Il futuro è già qui, e se non stiamo attenti non sarà un bel posto in cui vivere. Anche perché intanto si fa fatica a far passare misure di banale giustizia sociale come il salario minimo – ne sa qualcosa Possibile che sta raccogliendo le firme per una legge che lo introduca –, banale nel senso che l’idea di non poter pagare qualcuno, per fare un lavoro, meno di una certa cifra, insomma: cosa dovrebbe esserci da discutere? Eppure.

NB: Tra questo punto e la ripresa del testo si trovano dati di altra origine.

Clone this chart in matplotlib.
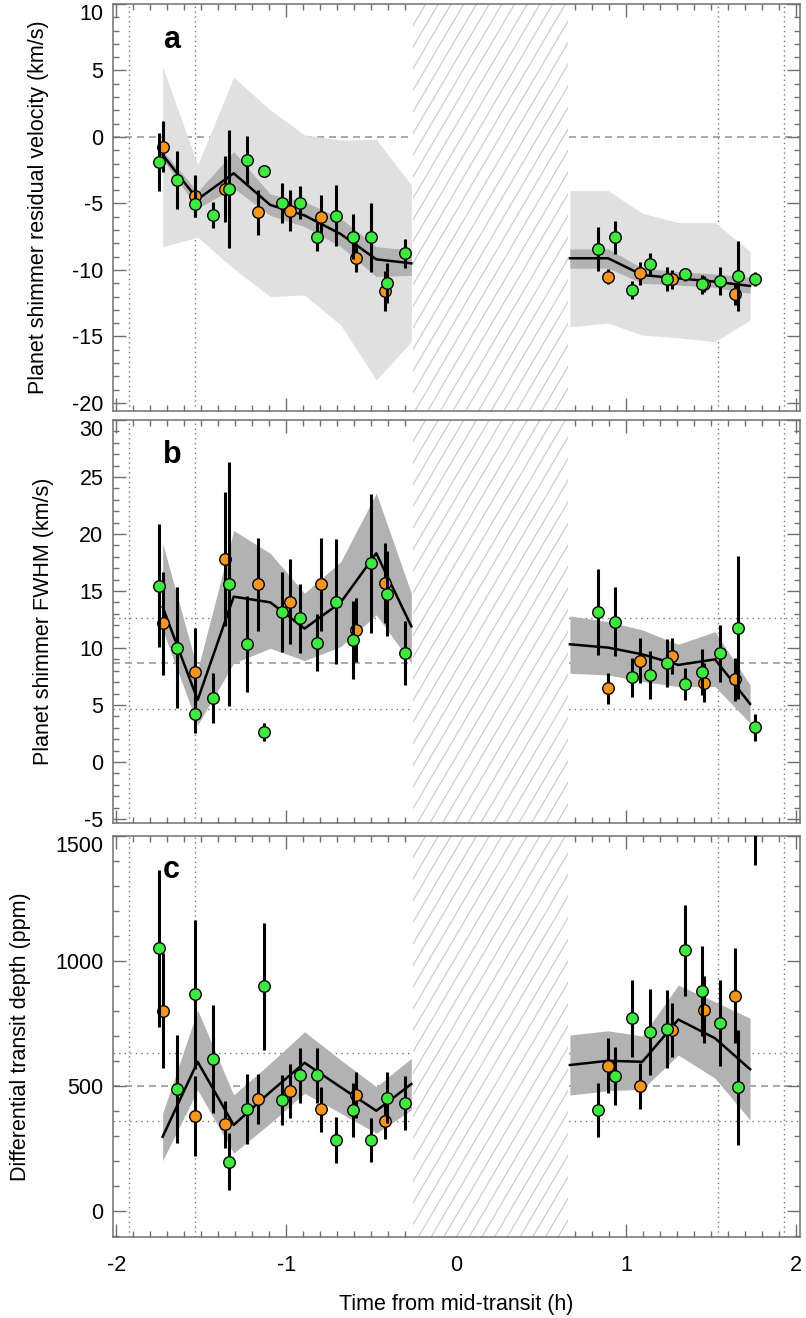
import matplotlib.pyplot as plt
import numpy as np
from matplotlib.patches import Rectangle
from matplotlib.ticker import MultipleLocator, FixedLocator

plt.rcParams['font.family'] = ['Liberation Sans', 'DejaVu Sans']
plt.rcParams['axes.unicode_minus'] = False

# times of the exposures (h from mid-transit)
t_green = [-1.748, -1.644, -1.538, -1.433, -1.335, -1.231, -1.129, -1.025, -0.919, -0.819,
           -0.711, -0.609, -0.505, -0.406, -0.300,
           0.831, 0.933, 1.035, 1.139, 1.241, 1.343, 1.447, 1.549, 1.654, 1.757]
t_orange = [-1.728, -1.538, -1.359, -1.168, -0.976, -0.795, -0.593, -0.418,
            0.893, 1.082, 1.271, 1.459, 1.640]
# binned model times
t_model_pre = [-1.728, -1.522, -1.310, -1.095, -0.893, -0.680, -0.471, -0.265]
t_model_post = [0.668, 0.893, 1.094, 1.306, 1.522, 1.728]

# contact points and in-transit gap
contacts = [-1.925, -1.54, 1.54, 1.925]
gap_start = -0.255
gap_end = 0.655

# panel a : residual velocity (km/s)
vel_green = [-1.90, -3.23, -5.04, -5.86, -3.91, -1.73, -2.53, -4.94, -4.94, -7.49,
             -5.92, -7.49, -7.54, -11.0, -8.75,
             -8.40, -7.54, -11.5, -9.57, -10.68, -10.33, -11.08, -10.8, -10.45, -10.68]
vel_green_err = [2.2, 2.2, 1.0, 1.0, 4.45, 1.8, 0.3, 1.5, 1.25, 1.1,
                 2.3, 1.7, 2.6, 1.5, 1.1,
                 1.65, 1.25, 0.7, 0.85, 0.9, 0.5, 0.7, 1.05, 2.65, 0.5]
vel_orange = [-0.73, -4.44, -3.91, -5.66, -5.54, -6.04, -9.07, -11.58,
              -10.5, -10.25, -10.7, -11.08, -11.8]
vel_orange_err = [1.9, 1.6, 2.45, 1.7, 1.55, 1.7, 1.1, 1.5,
                  0.55, 0.85, 0.7, 0.6, 0.8]
vel_model_pre = [-1.35, -4.69, -2.73, -5.11, -5.9, -7.3, -9.20, -9.50]
vel_in_lo_pre = [-1.68, -5.36, -3.86, -5.9, -6.74, -8.25, -10.5, -10.4]
vel_in_hi_pre = [-1.03, -4.11, -1.10, -4.3, -4.86, -6.11, -8.25, -8.5]
vel_out_lo_pre = [-8.25, -7.54, -9.9, -12.0, -11.88, -14.14, -18.27, -15.39]
vel_out_hi_pre = [5.29, -2.11, 4.49, 2.03, 0.15, -0.23, -0.18, -3.61]
vel_model_post = [-9.12, -9.12, -10.38, -10.63, -10.88, -11.2]
vel_in_lo_post = [-9.87, -9.87, -11.0, -11.13, -11.33, -11.76]
vel_in_hi_post = [-8.42, -8.42, -9.87, -10.13, -10.3, -10.55]
vel_out_lo_post = [-14.26, -14.0, -14.9, -15.1, -15.39, -13.76]
vel_out_hi_post = [-4.03, -4.03, -5.74, -6.44, -6.44, -8.62]
vel_ticks = [-20, -15, -10, -5, 0, 5, 10]

# panel b : FWHM (km/s)
fwhm_green = [15.44, 10.03, 4.18, 5.59, 15.61, 10.35, 2.6, 13.13, 12.6, 10.47,
              14.06, 10.7, 17.43, 14.77, 9.59,
              13.16, 12.31, 7.43, 7.63, 8.66, 6.84, 7.87, 9.53, 11.78, 3.04]
fwhm_green_err = [5.4, 5.3, 1.6, 2.2, 10.7, 4.2, 0.8, 3.5, 3.0, 2.5,
                  5.5, 3.4, 6.1, 3.7, 2.8,
                  3.8, 3.0, 1.7, 2.1, 2.1, 1.4, 2.0, 2.5, 6.3, 1.2]
fwhm_orange = [12.16, 7.87, 17.81, 15.58, 14.06, 15.58, 11.58, 15.73,
               6.46, 8.89, 9.3, 6.96, 7.25]
fwhm_orange_err = [4.5, 3.9, 5.9, 4.1, 3.7, 4.1, 2.8, 3.5,
                   1.35, 2.0, 1.6, 1.7, 1.9]
fwhm_model_pre = [13.6, 5.44, 14.5, 14.0, 11.7, 14.0, 18.3, 11.9]
fwhm_lo_pre = [11.58, 3.25, 8.66, 9.97, 8.89, 10.12, 12.9, 8.66]
fwhm_hi_pre = [19.18, 8.07, 20.3, 18.3, 14.8, 17.57, 23.57, 14.8]
fwhm_model_post = [10.32, 10.03, 9.44, 8.51, 9.0, 5.09]
fwhm_lo_post = [7.78, 7.63, 7.05, 6.61, 6.61, 3.39]
fwhm_hi_post = [12.8, 12.3, 11.58, 10.32, 11.43, 6.75]
fwhm_ref = 8.65
fwhm_ref_band = [4.65, 12.65]
fwhm_ticks = [-5, 0, 5, 10, 15, 20, 25, 30]

# panel c : differential transit depth (ppm)
depth_green = [1050, 486, 866, 606, 196, 406, 899, 443, 542, 542,
               283, 403, 283, 452, 432,
               403, 539, 770, 716, 727, 1043, 880, 752, 494, 1700]
depth_green_err = [313, 216, 297, 216, 113, 141, 254, 102, 109, 109,
                   93, 107, 87, 102, 108,
                   107, 117, 153, 173, 155, 182, 180, 173, 230, 317]
depth_orange = [800, 379, 345, 446, 479, 406, 462, 359,
                580, 500, 723, 805, 860]
depth_orange_err = [230, 160, 93, 100, 108, 90, 93, 73,
                    110, 93, 107, 135, 190]
depth_model_pre = [296, 596, 343, 475, 592, 494, 400, 507]
depth_lo_pre = [200, 483, 230, 350, 470, 390, 310, 403]
depth_hi_pre = [390, 803, 463, 590, 716, 603, 496, 610]
depth_model_post = [583, 600, 596, 765, 690, 566]
depth_lo_post = [463, 480, 486, 623, 530, 363]
depth_hi_post = [703, 720, 699, 903, 836, 770]
depth_ref = 500
depth_ref_band = [360, 633]
depth_ticks = [0, 500, 1000, 1500]

green = '#3fea3f'
orange = '#f7961f'
light = '#e0e0e0'
dark = '#b2b2b2'
spine_col = '#707070'

fig = plt.figure(figsize=(8.06, 13.18), dpi=100)
left, width = 0.1402, 0.852
ax_a = fig.add_axes([left, 0.6882, width, 0.3088])
ax_b = fig.add_axes([left, 0.3756, width, 0.3058])
ax_c = fig.add_axes([left, 0.0615, width, 0.3043])


def style(ax, ylim, ticks, minor, show_x):
    ax.set_xlim(-2.02, 2.02)
    ax.set_ylim(*ylim)
    ax.xaxis.set_major_locator(MultipleLocator(1))
    ax.xaxis.set_minor_locator(MultipleLocator(0.1))
    ax.yaxis.set_major_locator(FixedLocator(ticks))
    ax.yaxis.set_minor_locator(MultipleLocator(minor))
    ax.tick_params(which='both', direction='in', top=True, right=True,
                   color=spine_col, width=1.0, labelsize=15.5)
    ax.tick_params(which='major', length=9.5)
    ax.tick_params(which='minor', length=4.5)
    ax.tick_params(axis='x', pad=13, labelbottom=show_x)
    ax.tick_params(axis='y', pad=7)
    for s in ax.spines.values():
        s.set_color(spine_col)
        s.set_linewidth(1.1)


def hatch_gap(ax):
    ymin, ymax = ax.get_ylim()
    xlo, xhi = ax.get_xlim()
    rect = Rectangle((gap_start, ymin), gap_end - gap_start, ymax - ymin,
                     facecolor='white', edgecolor='none', zorder=2)
    ax.add_patch(rect)
    pos = ax.get_position()
    w_px = pos.width * fig.get_figwidth() * fig.dpi
    h_px = pos.height * fig.get_figheight() * fig.dpi
    px_x = w_px / (xhi - xlo)
    shift = h_px / 1.7 / px_x
    step = 12.7 / px_x
    for xs in np.arange(gap_start - shift, gap_end + step, step):
        ln, = ax.plot([xs, xs + shift], [ymin, ymax], color='#c8c8c8', lw=0.8,
                      zorder=2.1)
        ln.set_clip_path(rect)


def ref_lines(ax, dashed, dotted):
    for x in contacts:
        ax.axvline(x, color='#777777', lw=1.0, ls=(0, (1, 2.5)), zorder=1)
    ax.axhline(dashed, color='#999999', lw=1.2, ls=(0, (4.2, 3)), zorder=1)
    for y in dotted:
        ax.axhline(y, color='#777777', lw=1.0, ls=(0, (1, 3)), zorder=1)


def data(ax, yg, eg, yo, eo):
    ax.errorbar(t_orange, yo, yerr=eo, fmt='o', color='black', ecolor='black',
                elinewidth=2.2, capsize=0, ms=8.3, mfc=orange, mec='black',
                mew=1.0, zorder=6)
    ax.errorbar(t_green, yg, yerr=eg, fmt='o', color='black', ecolor='black',
                elinewidth=2.2, capsize=0, ms=8.3, mfc=green, mec='black',
                mew=1.0, zorder=7)


def finish(ax, label, xlab, letter, letter_y):
    ax.set_ylabel(label, fontsize=15.5)
    ax.yaxis.set_label_coords(xlab, 0.5)
    ax.text(0.073, letter_y, letter, transform=ax.transAxes, fontsize=22,
            fontweight='bold', va='baseline')
    # top tick label sits just under the top edge, as in the original
    ax.yaxis.get_major_ticks()[-1].label1.set_verticalalignment('top')


# ---- panel a
style(ax_a, (-20.6, 10), vel_ticks, 1, False)
ref_lines(ax_a, 0, [])
hatch_gap(ax_a)
ax_a.fill_between(t_model_pre, vel_out_lo_pre, vel_out_hi_pre, color=light, lw=0, zorder=3)
ax_a.fill_between(t_model_post, vel_out_lo_post, vel_out_hi_post, color=light, lw=0, zorder=3)
ax_a.fill_between(t_model_pre, vel_in_lo_pre, vel_in_hi_pre, color=dark, lw=0, zorder=3.1)
ax_a.fill_between(t_model_post, vel_in_lo_post, vel_in_hi_post, color=dark, lw=0, zorder=3.1)
ax_a.plot(t_model_pre, vel_model_pre, color='black', lw=1.8, zorder=4)
ax_a.plot(t_model_post, vel_model_post, color='black', lw=1.8, zorder=4)
data(ax_a, vel_green, vel_green_err, vel_orange, vel_orange_err)
finish(ax_a, 'Planet shimmer residual velocity (km/s)', -0.093, 'a', 0.892)

# ---- panel b
style(ax_b, (-5.35, 30), fwhm_ticks, 1, False)
ref_lines(ax_b, fwhm_ref, fwhm_ref_band)
hatch_gap(ax_b)
ax_b.fill_between(t_model_pre, fwhm_lo_pre, fwhm_hi_pre, color=dark, lw=0, zorder=3)
ax_b.fill_between(t_model_post, fwhm_lo_post, fwhm_hi_post, color=dark, lw=0, zorder=3)
ax_b.plot(t_model_pre, fwhm_model_pre, color='black', lw=1.8, zorder=4)
ax_b.plot(t_model_post, fwhm_model_post, color='black', lw=1.8, zorder=4)
data(ax_b, fwhm_green, fwhm_green_err, fwhm_orange, fwhm_orange_err)
finish(ax_b, 'Planet shimmer FWHM (km/s)', -0.086, 'b', 0.893)

# ---- panel c
style(ax_c, (-105, 1500), depth_ticks, 100, True)
ref_lines(ax_c, depth_ref, depth_ref_band)
hatch_gap(ax_c)
ax_c.fill_between(t_model_pre, depth_lo_pre, depth_hi_pre, color=dark, lw=0, zorder=3)
ax_c.fill_between(t_model_post, depth_lo_post, depth_hi_post, color=dark, lw=0, zorder=3)
ax_c.plot(t_model_pre, depth_model_pre, color='black', lw=1.8, zorder=4)
ax_c.plot(t_model_post, depth_model_post, color='black', lw=1.8, zorder=4)
data(ax_c, depth_green, depth_green_err, depth_orange, depth_orange_err)
ax_c.set_xlabel('Time from mid-transit (h)', fontsize=15.5, labelpad=13)
finish(ax_c, 'Differential transit depth (ppm)', -0.119, 'c', 0.895)

fig.savefig('out.png', dpi=100)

I giornali continuano a dar voce a imprenditori che si lagnano del reddito di cittadinanza, per il semplice non detto motivo che vorrebbero dipendenti privi di questa assurda pretesa di venir pagati. Siamo su una corda tesa, da una parte ci siamo noi che tiriamo per difendere i nostri diritti, e per guadagnare quelli che ci spettano, e dall’altra ci sono quegli altri, quelli che sognano l’azienda perfetta che hanno lungamente progettato, in cui tutti stanno al loro posto, con la testa chinata, e non si lamentano. Tira e tira nel corso dei millenni siamo passati dalla schiavitù al vassallaggio, poi alla servitù, e via via un faticoso millimetro alla volta siamo arrivati fin qui. Quegli altri hanno mezzi per resistere all’infinito, quindi non bisogna mollare, mai, anzi bisogna tirare più forte.


Anche perché, come diceva quella vecchia canzone resa celebre da Milva, “Cos'è, cos'è, che fa andare la filanda?”. Beh, è chiara la faccenda, son quelli come noi. Buona Festa del Lavoro!